Thursday, October 25, 2012

Did Somebody Say…Inflation?

With every stimulus, Obama has been redistributing Federal Tax Dollars without goods or services being returned, thus lowering the value of each dollar spent by someone who didn’t “earn” it.
What does that mean in a stagnant economy? Well, if you don’t get a raise, or make more money, you actually made less. Inflation is the biggest hidden tax that no one understands. Wait. Strike that. A lot of conservatives understand it.

So how does the almighty government solve this problem? Raise the minimum wage, of course. Or tax all of the evil, greedy rich people since they have all of our money. (Right??)
This sounds okay in theory (to a liberal), except that when you sweep a floor for $8 an hour (or whatever fair market value for a good floor sweeper is) and all of the sudden the government deems that job to be worth $10 an hour, that further inflates the actual value of the job or task being performed.



It’s all in an effort to get votes. The left gets votes because they are better at making up hypothetical lies. You can’t prove them true or false.  Example: “Romney hates poor people.” (WHAT THE F***?!)
To put it in perspective, a gallon of gas is worth the exact same as it was 50 years ago. (I said “is worth,” not “costs.”) I could even speculate with modern technology that the price should have dropped. That is mind boggling to think of so I will use a more mind-friendly example. Computers. They are 100 times more powerful and 10,000 times less costly than they used to be. Think about it. In 1951, the UNIVAC I was sold by Remington Rand. They sold 46 machines at roughly $800,000 apiece. Here are the stats on that machine.

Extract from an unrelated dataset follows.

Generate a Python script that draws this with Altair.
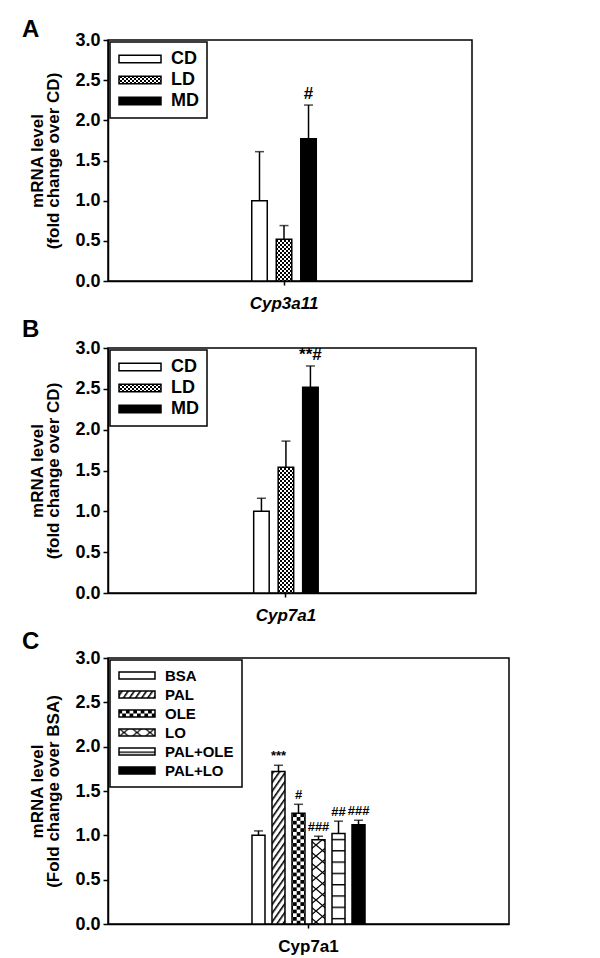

Speed: 1,905 operations per second
Input/output: magnetic tape, unityper, printer
Memory type: delay lines, magnetic tape
Technology: serial vacuum tubes, delay lines, magnetic tape
Size: 943 cubic feet
Shorter nerd translation: Slow, big, and expensive.

Now fast forward to today. You can buy an Android Netbook for about $100.
800×480 7-inch LCD, 128 MB DDR2 (up to 256 MB Optional)
1 GB SSD (up to 4 GB Optional)
ARM11 533 MHz 32bit CPU
Touchscreen
Shorter nerd translation: Fast, small, in-expensive

In 60 years, innovation has taken the cost of a computer from $800,000 to $100 while expanding the processing power, shrinking the size from a warehouse to your pocket, and enabling them to communicate (literally) through air to one another. So why do commodities cost more? The simple answer is Regulation, taxation, and inflation in an attempt to control the market to favor one or more people in a certain way.
$1.00 in 1913 would require $21.60 in 2007 in order to match value. That’s a 96% devaluation of our currency in 94 years.

Gas has not changed much, our engines have become better at burning it, our technology can get at it easier and cheaper than ever before. Other energy sources like Nat Gas are coming to light which will lower demand for oil. Yet the cost continues to rise.
Romney has hit the nail on the head when he preached, “Fair regulation in a free market with limited government intervention is best for Americas growth.”
Competition is a good thing! If I make a plunger and you open a company that makes a better one, I have to make an even better one at the same price (or cheaper) or risk going away into the ether. In the end, the guy buying the plunger wins. Our current tax code has been gifted an addition 13,000 pages of new regulations from Obamacare alone. How will taxing companies that compete to make cheaper more affordable healthcare, help patients get more affordable coverage? How about reasonable tort reform?
 



Romney’s plan is simple. (Which is probably why people don’t understand it.) Our economy, and the wealth in it, is not a finite number. Wealth can be created out of thin air. If I have something in abundance that you do not have and that you want, and you have something in abundance that I do not have and that I want, couldn’t we trade each other those things and BOTH be better off?
Take apart your iPhone (not literally). All of its components are not worth very much to you and me. Yet when Apple puts them together and writes software for it, I decide I’d rather have the phone than some money and Apple decides they’d rather have my money than another phone in stock. We are both richer in the transaction and therefore wealth is created.

This is how you can lower taxes and create more wealth, which in turn creates more tax revenue.
In short, you cannot entice growth and innovation by penalizing those who innovate and grow. Obama has effectively made becoming independently wealthy a bad thing.
I want to be rich. And I want to become rich the way Mitt Romney did. He should be on a freaking trading card. On the back it would say, “In America, hard work and determination can get you anything.”